Answer with a number only: how many lines of the data contain "this"?

= = = =

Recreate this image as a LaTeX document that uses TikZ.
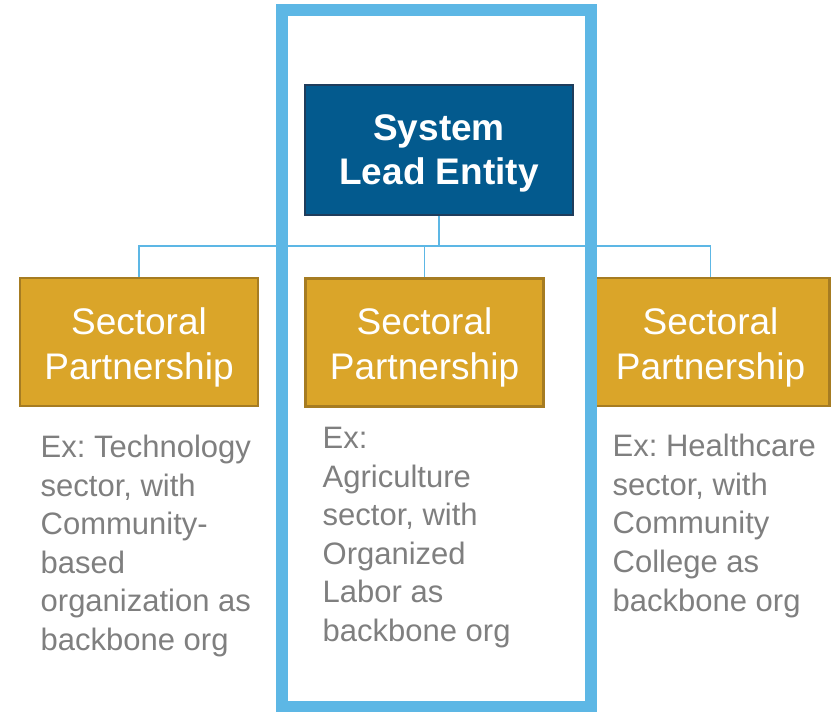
\documentclass[tikz,border=0pt]{standalone}
\usepackage{fontspec}
\setmainfont{Liberation Sans}
\frenchspacing
\definecolor{frameblue}{HTML}{5DB7E5}
\definecolor{leadfill}{HTML}{035A8E}
\definecolor{leaddraw}{HTML}{1F3D5C}
\definecolor{goldfill}{HTML}{DAA529}
\definecolor{golddraw}{HTML}{A67C22}
\definecolor{graytext}{HTML}{7F7F7F}
\begin{document}
\begin{tikzpicture}[x=1pt,y=-1pt,
  leadbox/.style={draw=leaddraw,line width=2pt,fill=leadfill,minimum width=268pt,minimum height=130pt,inner sep=0pt},
  goldbox/.style={draw=golddraw,line width=2.5pt,fill=goldfill,minimum width=238pt,minimum height=128pt,inner sep=0pt},
  leadtext/.style={text=white,font=\fontsize{37}{43.5}\selectfont\bfseries,align=center,inner sep=0pt,anchor=north},
  goldtext/.style={text=white,font=\fontsize{37}{45}\selectfont,align=center,inner sep=0pt,anchor=north},
  extext/.style={text=graytext,font=\fontsize{31}{38.6}\selectfont,align=left,inner sep=0pt,anchor=north west},
  conn/.style={draw=frameblue,line width=1.5pt},
  frame/.style={draw=frameblue,line width=11.5pt}]
\useasboundingbox (0,0) rectangle (835,712);
\coordinate (bus) at (0,246);
% boxes
\node[leadbox] (top) at (439,150) {};
\node[goldbox] (L) at (139,342) {};
\node[goldbox] (M) at (424.5,342.5) {};
\node[goldbox] (R) at (710.5,342) {};
% connectors
\draw[conn] (top.south) -- (top.south |- bus);
\draw[conn] (L.north) -- (L.north |- bus) -- (R.north |- bus) -- (R.north);
\draw[conn] (M.north) -- (M.north |- bus);
% texts
\node[leadtext] (topt) at (439,114.5) {System\\Lead Entity};
\node[goldtext] (Lt) at (139,307) {Sectoral\\Partnership};
\node[goldtext] (Mt) at (424.5,307) {Sectoral\\Partnership};
\node[goldtext] (Rt) at (710.5,307) {Sectoral\\Partnership};
\node[extext] (Lx) at (40.5,434.8) {Ex: Technology\\sector, with\\Community-\\based\\organization as\\backbone org};
\node[extext] (Mx) at (322.5,427) {Ex:\\Agriculture\\sector, with\\Organized\\Labor as\\backbone org};
\node[extext] (Rx) at (612.5,434) {Ex: Healthcare\\sector, with\\Community\\College as\\backbone org};
% highlight frame
\draw[frame] (282,10) rectangle (591,706.5);
\end{tikzpicture}
\end{document}
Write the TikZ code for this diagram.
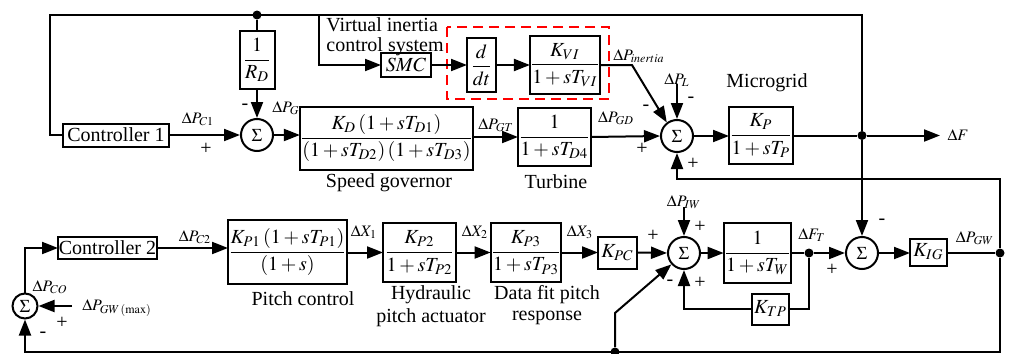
\documentclass[tikz,border=0pt]{standalone}
\usepackage{amsmath}
\usepackage{mathptmx}
\usepackage{fontspec}
\setmainfont{Liberation Serif}
\usetikzlibrary{arrows.meta}
\begin{document}
\begin{tikzpicture}[x=0.5pt,y=-0.5pt,
  every node/.style={font=\fontsize{10}{12}\selectfont},
  blk/.style={draw, line width=1pt, inner sep=0pt, outer sep=0pt},
  sumnode/.style={draw, circle, line width=1pt, inner sep=0pt, minimum size=16pt, font=\fontsize{9}{9}\selectfont},
  dot/.style={circle, fill, inner sep=0pt, minimum size=4.5pt},
  lbl/.style={font=\fontsize{8}{9}\selectfont, inner sep=0pt},
  sgn/.style={font=\fontsize{10}{10}\selectfont, inner sep=0pt},
  txt/.style={inner sep=0pt},
  ln/.style={line width=1pt},
  arr/.style={line width=1pt, -{Triangle[length=8pt,width=6pt]}},
  redbox/.style={draw=red, dash pattern=on 5pt off 3pt, line width=1pt}
]
\useasboundingbox (0,0) rectangle (1009,354);

% ---------- top row ----------
\node[blk, minimum width=53pt, minimum height=11.5pt] (c1) at (116,135) {Controller 1};
\node[blk, minimum width=17.5pt, minimum height=29pt] (rd) at (257,60) {$\displaystyle\frac{1}{R_D}$};
\node[sumnode] (s1) at (257,135) {$\Sigma$};
\node[blk, minimum width=83.5pt, minimum height=31.5pt] (sg) at (386.5,138) {$\displaystyle\frac{K_D\left(1+sT_{D1}\right)}{\left(1+sT_{D2}\right)\left(1+sT_{D3}\right)}$};
\node[blk, minimum width=36.5pt, minimum height=29pt] (tb) at (554.5,137) {$\displaystyle\frac{1}{1+sT_{D4}}$};
\node[blk, minimum width=25pt, minimum height=12pt] (smc) at (406,65) {$SMC$};
\node[blk, minimum width=14.5pt, minimum height=27pt] (ddt) at (481.5,65) {$\displaystyle\frac{d}{dt}$};
\node[blk, minimum width=34pt, minimum height=29pt] (kvi) at (565,65) {$\displaystyle\frac{K_{VI}}{1+sT_{VI}}$};
\node[sumnode] (s2) at (677,136) {$\Sigma$};
\node[blk, minimum width=32pt, minimum height=28.5pt] (kp) at (761,135.5) {$\displaystyle\frac{K_P}{1+sT_P}$};
\node[dot] (d1) at (257,15) {};
\node[dot] (d2) at (862,135.5) {};
\draw[redbox] (447,27) rectangle (609,99);

\coordinate (tl) at (50,15);
\coordinate (tr) at (862,15);
\coordinate (vt) at (319,15);
\coordinate (ib) at (632,65);
\coordinate (pl) at (677,84);
\coordinate (fo) at (940,135.5);

\draw[ln] (c1.west) -| (tl) -- (tr) -- (d2);
\draw[ln] (d1) -- (rd.north);
\draw[arr] (rd.south) -- (s1.north);
\draw[arr] (c1.east) -- (s1.west);
\draw[arr] (s1.east) -- (s1.east -| sg.west);
\draw[arr] (sg.east |- tb.west) -- (tb.west);
\draw[arr] (tb.east) -- (s2.west);
\draw[arr] (vt) |- (smc.west);
\draw[arr] (smc.east) -- (ddt.west);
\draw[arr] (ddt.east) -- (kvi.west);
\draw[arr] (kvi.east) -- (ib) -- (s2.127);
\draw[arr] (pl) -- (s2.north);
\draw[arr] (s2.east) -- (s2.east -| kp.west);
\draw[ln] (kp.east) -- (d2);
\draw[arr] (d2) -- (fo);

% top labels
\node[txt, anchor=west] (tv1) at (326,25) {Virtual inertia};
\node[txt, anchor=west] (tv2) at (326,47) {control system};
\node[lbl] (l1) at (198,119) {$\Delta P_{C1}$};
\node[sgn] (p1) at (206,149) {+};
\node[sgn] (m1) at (245,107) {-};
\node[lbl] (l2) at (286,108) {$\Delta P_{G}$};
\node[lbl] (l3) at (496,125) {$\Delta P_{GT}$};
\node[lbl] (l4) at (616,118) {$\Delta P_{GD}$};
\node[lbl] (l5) at (639,56) {$\Delta P_{inertia}$};
\node[lbl] (l6) at (677,80) {$\Delta P_{L}$};
\node[sgn] (m2) at (691,100) {-};
\node[sgn] (m3) at (646,108) {-};
\node[sgn] (p2) at (642,149) {+};
\node[sgn] (p3) at (693,164) {+};
\node[txt] (tm) at (767,83) {Microgrid};
\node[lbl] (l7) at (958,135) {$\Delta F$};
\node[txt] (tsg) at (389,183) {Speed governor};
\node[txt] (ttb) at (556,182) {Turbine};

% ---------- bottom row ----------
\node[sumnode, minimum size=12.5pt] (s5) at (25,306) {$\Sigma$};
\node[blk, minimum width=49.5pt, minimum height=11pt] (c2) at (107.5,248) {Controller 2};
\node[blk, minimum width=59.5pt, minimum height=32pt] (pc) at (287.5,252) {$\displaystyle\frac{K_{P1}\left(1+sT_{P1}\right)}{\left(1+s\right)}$};
\node[blk, minimum width=36.5pt, minimum height=29.5pt] (ha) at (419.5,252.5) {$\displaystyle\frac{K_{P2}}{1+sT_{P2}}$};
\node[blk, minimum width=33pt, minimum height=29.5pt] (df) at (526,252.5) {$\displaystyle\frac{K_{P3}}{1+sT_{P3}}$};
\node[blk, minimum width=19.5pt, minimum height=16pt] (kpc) at (617.5,252.5) {$K_{PC}$};
\node[sumnode] (s3) at (684,253) {$\Sigma$};
\node[blk, minimum width=32.5pt, minimum height=30pt] (tw) at (757.5,253) {$\displaystyle\frac{1}{1+sT_{W}}$};
\node[blk, minimum width=18.5pt, minimum height=15.5pt] (ktp) at (770.5,309) {$K_{TP}$};
\node[sumnode] (s4) at (862,253) {$\Sigma$};
\node[blk, minimum width=18.5pt, minimum height=13.5pt] (kig) at (928.5,252) {$K_{IG}$};
\node[dot] (d3) at (809,253) {};
\node[dot] (d4) at (1000,253) {};
\node[dot] (d5) at (615,352) {};

\coordinate (gwm) at (72,306);
\coordinate (br) at (1000,352);
\coordinate (mr) at (1000,179);
\coordinate (dg) at (615,313);
\coordinate (piw) at (684,207);

\draw[arr] (s5.north) |- (c2.west);
\draw[arr] (gwm) -- (s5.east);
\draw[arr] (c2.east) -- (c2.east -| pc.west);
\draw[arr] (pc.east |- ha.west) -- (ha.west);
\draw[arr] (ha.east) -- (df.west);
\draw[arr] (df.east) -- (kpc.west);
\draw[arr] (kpc.east) -- (s3.west);
\draw[arr] (piw) -- (s3.north);
\draw[arr] (s3.east) -- (tw.west);
\draw[ln] (tw.east) -- (d3);
\draw[arr] (d3) -- (s4.west);
\draw[arr] (s4.east) -- (s4.east -| kig.west);
\draw[ln] (kig.east |- d4) -- (d4);
\draw[ln] (d3) |- (ktp.east);
\draw[arr] (ktp.west) -| (s3.south);
\draw[arr] (d2) -- (s4.north);
\draw[arr] (d4) -- (mr) -| (s2.south);
\draw[arr] (d4) -- (br) -| (s5.south);
\draw[arr] (d5) -- (dg) -- (s3.222);

% bottom labels
\node[lbl] (l8) at (50,287) {$\Delta P_{CO}$};
\node[lbl] (l9) at (117,308) {$\Delta P_{GW\,(\mathrm{max})}$};
\node[sgn] (p4) at (62,323) {+};
\node[sgn] (m4) at (43,335) {-};
\node[lbl] (l10) at (195,237) {$\Delta P_{C2}$};
\node[txt] (tpc) at (303,299) {Pitch control};
\node[lbl] (l11) at (364,232) {$\Delta X_{1}$};
\node[txt] (th1) at (431,295) {Hydraulic};
\node[txt] (th2) at (431,318) {pitch actuator};
\node[lbl] (l12) at (475,232) {$\Delta X_{2}$};
\node[txt] (td1) at (547,295) {Data fit pitch};
\node[txt] (td2) at (547,318) {response};
\node[lbl] (l13) at (580,232) {$\Delta X_{3}$};
\node[sgn] (p5) at (653,236) {+};
\node[lbl] (l14) at (684,202) {$\Delta P_{IW}$};
\node[sgn] (p6) at (700,227) {+};
\node[sgn] (m5) at (670,283) {-};
\node[sgn] (p7) at (700,283) {+};
\node[lbl] (l15) at (812,235) {$\Delta F_{T}$};
\node[sgn] (p8) at (832,270) {+};
\node[sgn] (m6) at (882,222) {-};
\node[lbl] (l16) at (975,238) {$\Delta P_{GW}$};
\end{tikzpicture}
\end{document}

= = = =

■ **Full response**
2